Путь хирурга. Полвека в СССР - страница 37
Вильвилевич обучал нас абсолютно всему – «с азов». Началом этого было само поведение врача с больным. Палаты бывшего Апраксинского дворца были большие – на десять и больше кроватей. Кроме железных коек и тумбочек, никакого дополнительного оборудования в палатах не было – ни подводки кислорода, ни аппаратов для измерения кровяного давления, ни мониторов. Были только доктор и ходившая позади него сестра. Мы робкой цепочкой шли за ними, становились вокруг постели больного и наблюдали. Доктор подходил по очереди к больным, здоровался, садился на край кровати и участливо задавал вопросы. Видно было, что больные не просто ждали его обхода, но и радовались его приближению. Беседуя с ними, он оглядывался, мимикой приглашая нас слушать. Потом он красивыми, плавными движениями начинал обследования. Он умел так показать нам пример общения с больными и обследование, что мы сразу запоминали эту манеру поведения и движения его рук. Перед нами был добрый, внимательный доктор старого образца – этому стоило поучиться.

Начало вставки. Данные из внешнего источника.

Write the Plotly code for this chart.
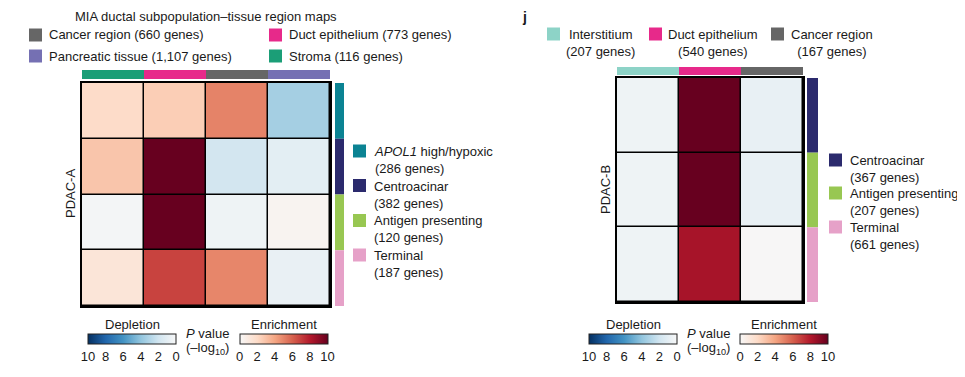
import plotly.graph_objects as go

# page body has an 8px default margin; lay the figure out in reference pixel coords
OFF = 8
W, H = 965 - OFF, 377 - OFF

# ---------------- data ----------------
a_cols = ["Stroma", "Duct epithelium", "Cancer region", "Pancreatic tissue"]
a_col_genes = [116, 773, 660, 1107]
a_rows = ["APOL1 high/hypoxic", "Centroacinar", "Antigen presenting", "Terminal"]
a_row_genes = [286, 382, 120, 187]
# signed -log10 P : positive = enrichment, negative = depletion
a_vals = [
    [1.9, 2.5, 5.0, -3.4],
    [2.8, 10.0, -1.9, -1.05],
    [-0.2, 10.0, -0.47, 0.3],
    [1.3, 6.8, 4.9, -0.74],
]

b_cols = ["Interstitium", "Duct epithelium", "Cancer region"]
b_col_genes = [207, 540, 167]
b_rows = ["Centroacinar", "Antigen presenting", "Terminal"]
b_row_genes = [367, 207, 661]
b_vals = [
    [-0.47, 10.0, -0.8],
    [-0.45, 10.0, -0.8],
    [-0.5, 8.3, 0.05],
]

tick_vals_dep = [-10, -8, -6, -4, -2, 0]
tick_text_dep = ["10", "8", "6", "4", "2", "0"]
tick_vals_enr = [0, 2, 4, 6, 8, 10]
tick_text_enr = ["0", "2", "4", "6", "8", "10"]

col_colors = {"Stroma": "#1b9e77", "Duct epithelium": "#e7298a",
              "Cancer region": "#666666", "Pancreatic tissue": "#7570b3",
              "Interstitium": "#8dd3c7"}
row_colors = {"APOL1 high/hypoxic": "#0b8393", "Centroacinar": "#2b2a6d",
              "Antigen presenting": "#98c752", "Terminal": "#e6a1c8"}

rdbu = ["#053061", "#2166ac", "#4393c3", "#92c5de", "#d1e5f0", "#f7f7f7",
        "#fddbc7", "#f4a582", "#d6604d", "#b2182b", "#67001f"]
full_scale = [[i / 10, c] for i, c in enumerate(rdbu)]
dep_scale = [[i / 5, c] for i, c in enumerate(rdbu[:6])]
enr_scale = [[i / 5, c] for i, c in enumerate(rdbu[5:])]

FONT = "Liberation Sans, Arial, sans-serif"
TXT = "#1a1a1a"
FS = 13


def px(x):
    return (x - OFF) / W


def py(y):
    return 1 - (y - OFF) / H


fig = go.Figure()

# heatmaps
fig.add_trace(go.Heatmap(z=a_vals, x=list(range(len(a_cols))), y=list(range(len(a_rows))),
                         zmin=-10, zmax=10, colorscale=full_scale, showscale=False,
                         xgap=1.5, ygap=1.5, xaxis="x", yaxis="y", hoverinfo="skip"))
fig.add_trace(go.Heatmap(z=b_vals, x=list(range(len(b_cols))), y=list(range(len(b_rows))),
                         zmin=-10, zmax=10, colorscale=full_scale, showscale=False,
                         xgap=1.5, ygap=1.5, xaxis="x2", yaxis="y2", hoverinfo="skip"))


def cbar_trace(scale, cmin, cmax, tv, tt, xc, ytop, axis):
    return go.Scatter(x=[None], y=[None], mode="markers", xaxis=axis[0], yaxis=axis[1],
                      showlegend=False, hoverinfo="skip",
                      marker=dict(color=[cmin], cmin=cmin, cmax=cmax, colorscale=scale,
                                  showscale=True,
                                  colorbar=dict(orientation="h", x=px(xc), xanchor="center",
                                                y=py(ytop), yanchor="top", len=88, lenmode="pixels",
                                                thickness=10, xpad=0, ypad=0,
                                                outlinewidth=1, outlinecolor="#222",
                                                tickvals=tv, ticktext=tt, ticks="",
                                                ticklabelposition="outside bottom",
                                                tickfont=dict(size=FS, family=FONT, color=TXT))))


fig.add_trace(cbar_trace(dep_scale, -10, 0, tick_vals_dep, tick_text_dep, 132, 334, ("x", "y")))
fig.add_trace(cbar_trace(enr_scale, 0, 10, tick_vals_enr, tick_text_enr, 283.5, 334, ("x", "y")))
fig.add_trace(cbar_trace(dep_scale, -10, 0, tick_vals_dep, tick_text_dep, 633, 334, ("x2", "y2")))
fig.add_trace(cbar_trace(enr_scale, 0, 10, tick_vals_enr, tick_text_enr, 784, 334, ("x2", "y2")))

ax_common = dict(showticklabels=False, showgrid=False, zeroline=False, ticks="",
                 showline=True, mirror=True, linecolor="black", linewidth=2)

fig.update_layout(
    width=W, height=H, margin=dict(l=0, r=0, t=0, b=0),
    paper_bgcolor="white", plot_bgcolor="black",
    font=dict(family=FONT, size=FS, color=TXT),
    xaxis=dict(domain=[px(82), px(330)], range=[-0.5, len(a_cols) - 0.5], **ax_common),
    yaxis=dict(domain=[py(306), py(83)], range=[len(a_rows) - 0.5, -0.5], **ax_common),
    xaxis2=dict(domain=[px(617), px(803)], range=[-0.5, len(b_cols) - 0.5], anchor="y2", **ax_common),
    yaxis2=dict(domain=[py(302), py(78)], range=[len(b_rows) - 0.5, -0.5], anchor="x2", **ax_common),
)

shapes = []
ann = []

# column annotation bars
for i, c in enumerate(a_cols):
    shapes.append(dict(type="rect", xref="x", yref="paper", x0=i - 0.5, x1=i + 0.5,
                       y0=py(79), y1=py(70), fillcolor=col_colors[c], line=dict(width=0)))
for i, c in enumerate(b_cols):
    shapes.append(dict(type="rect", xref="x2", yref="paper", x0=i - 0.5, x1=i + 0.5,
                       y0=py(75), y1=py(67), fillcolor=col_colors[c], line=dict(width=0)))
# row annotation bars
for j, r in enumerate(a_rows):
    shapes.append(dict(type="rect", xref="paper", yref="y", x0=px(335), x1=px(344),
                       y0=j - 0.5, y1=j + 0.5, fillcolor=row_colors[r], line=dict(width=0)))
for j, r in enumerate(b_rows):
    shapes.append(dict(type="rect", xref="paper", yref="y2", x0=px(807), x1=px(818),
                       y0=j - 0.5, y1=j + 0.5, fillcolor=row_colors[r], line=dict(width=0)))


def square(x0, yc, color, s=13):
    shapes.append(dict(type="rect", xref="paper", yref="paper", x0=px(x0), x1=px(x0 + s),
                       y0=py(yc + s / 2), y1=py(yc - s / 2), fillcolor=color, line=dict(width=0)))


def text(x, y, t, xa="left", size=FS, align="left", angle=0, ya="middle"):
    ann.append(dict(x=px(x), y=py(y), xref="paper", yref="paper", text=t, showarrow=False,
                    xanchor=xa, yanchor=ya, align=align, textangle=angle,
                    font=dict(size=size, family=FONT, color=TXT)))


def fmt(n):
    return f"{n:,}"


# ---- left panel ----
text(206, 16.5, "MIA ductal subpopulation\u2013tissue region maps", xa="center")
top_pos = {"Cancer region": (29, 35), "Duct epithelium": (269, 35),
           "Pancreatic tissue": (29, 56), "Stroma": (269, 56)}
for c, g in zip(a_cols, a_col_genes):
    x0, yc = top_pos[c]
    square(x0, yc, col_colors[c])
    text(x0 + 18, yc, f"{c} ({fmt(g)} genes)")

row_y_a = [151, 185.5, 220.5, 255]
for r, g, yc in zip(a_rows, a_row_genes, row_y_a):
    square(353, yc, row_colors[r])
    label = "<i>APOL1</i> high/hypoxic" if r.startswith("APOL1") else r
    text(372, yc - 9, f"{label}<br>({fmt(g)} genes)", ya="top")

text(70, 194, "PDAC-A", xa="center", angle=-90)

# ---- right panel ----
text(524, 17, "<b>j</b>", size=14, xa="center")
top_b = {"Interstitium": (547, 600), "Duct epithelium": (649, 713), "Cancer region": (771, 832)}
for c, g in zip(b_cols, b_col_genes):
    x0, xc = top_b[c]
    square(x0, 34, col_colors[c])
    text(xc, 25, f"{c}<br>({fmt(g)} genes)", xa="center", align="center", ya="top")

row_y_b = [160, 193, 227]
for r, g, yc in zip(b_rows, b_row_genes, row_y_b):
    square(829, yc, row_colors[r])
    text(848, yc - 9, f"{r}<br>({fmt(g)} genes)", ya="top")

text(605, 190, "PDAC-B", xa="center", angle=-90)

# colorbar labels
for xd, xe, xp in [(132, 283.5, 207), (633, 784, 708)]:
    text(xd, 324, "Depletion", xa="center")
    text(xe, 324, "Enrichment", xa="center")
    text(xp, 333, "<i>P</i> value", xa="center")
    text(xp, 348, "(\u2013log<sub>10</sub>)", xa="center")

fig.update_layout(shapes=shapes, annotations=ann)
fig.write_html("out.html")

Под его руководством мы сами должны были делать то же самое. Он заботливо держал свои руки над нашими и помогал. Ни у меня, ни у других сразу ничего не получалось, но больные на нас не сердились, терпеливо улыбались: они уважали доктора и его учеников. После обследования он диктовал назначения сестре и объяснял их больным:
– Запишите этого больного (всегда называя его по имени) на рррентген легких, – поворачиваясь к больному, – дыхание у вас сегодня лучше, для пррроверррки надо сделать рррентген и сррравнить снимок с пррредыдущим.
– Отменить этому больному (опять по имени) камфоррру, – поворачиваясь к нему, – ваше серррдце настолько окрррепло, что камфоррра вам больше не нужна.
После обхода в учебной комнате он корректно делал нам свои замечания по неумелым нашим действиям, рассказывал о значении тщательного собирания истории заболевания и всей истории жизни больного – его анамнеза, приводил интересные случаи из своей практики. Мы слушали, буквально раскрыв рты – вот как это важно! А он при этом добавлял:
– В этом изучении пррриоритет пррринадлежит великим рррусским врррачам и ученым Боткину, Захарррьину и Филатову.
Нам надо было научиться ориентироваться не только в частоте пульса, но и в его наполнении и напряжении. Вильвилевич рассказал нам историю этого обследования:
– Перррвый, кто это описал, был ррримский врач Гален, во вторрром веке, он лечил имперрратора Марррка
Аврррелия, чья золоченая статуя стоит на Капитолийском холме в Ррриме, – и при этом добавлял. – Но надо помнить, мои молодые дрррузья, что настоящий пррриоррритет в изучении пульсовых волн имеют великие рррусские ученые Захарррьин и Боткин. Им в этом пррринадлежит самая большая заслуга.
Мы уже привыкли, что на всех кафедрах нас пичкали «русским приоритетом» с навязшими в ушах именами, и воспринимали это как необходимость.
Вильвилевич обучал нас измерять кровяное давление – сначала на нас самих, а потом на больных. Мы неловко надевали друг другу манжетки на руки и с напряженными лицами старались услышать звуки биения пульсовой волны, он вежливо поправлял:
– Нет, нет – не так! Если делать, как вы, то фигмоскоп (аппарат для измерения) всем вам намеррряет гиперрртонию и мне пррридется всю гррруппу срррочно класть в больницу.
Мы начинали хохотать, и он тоже весело смеялся за нами. Доктор Вильвилевич так нам всем нравился, что мы прозвали его «доктор высшего пилотажа». Да, у него можно было поучиться, как стать хорошим врачом.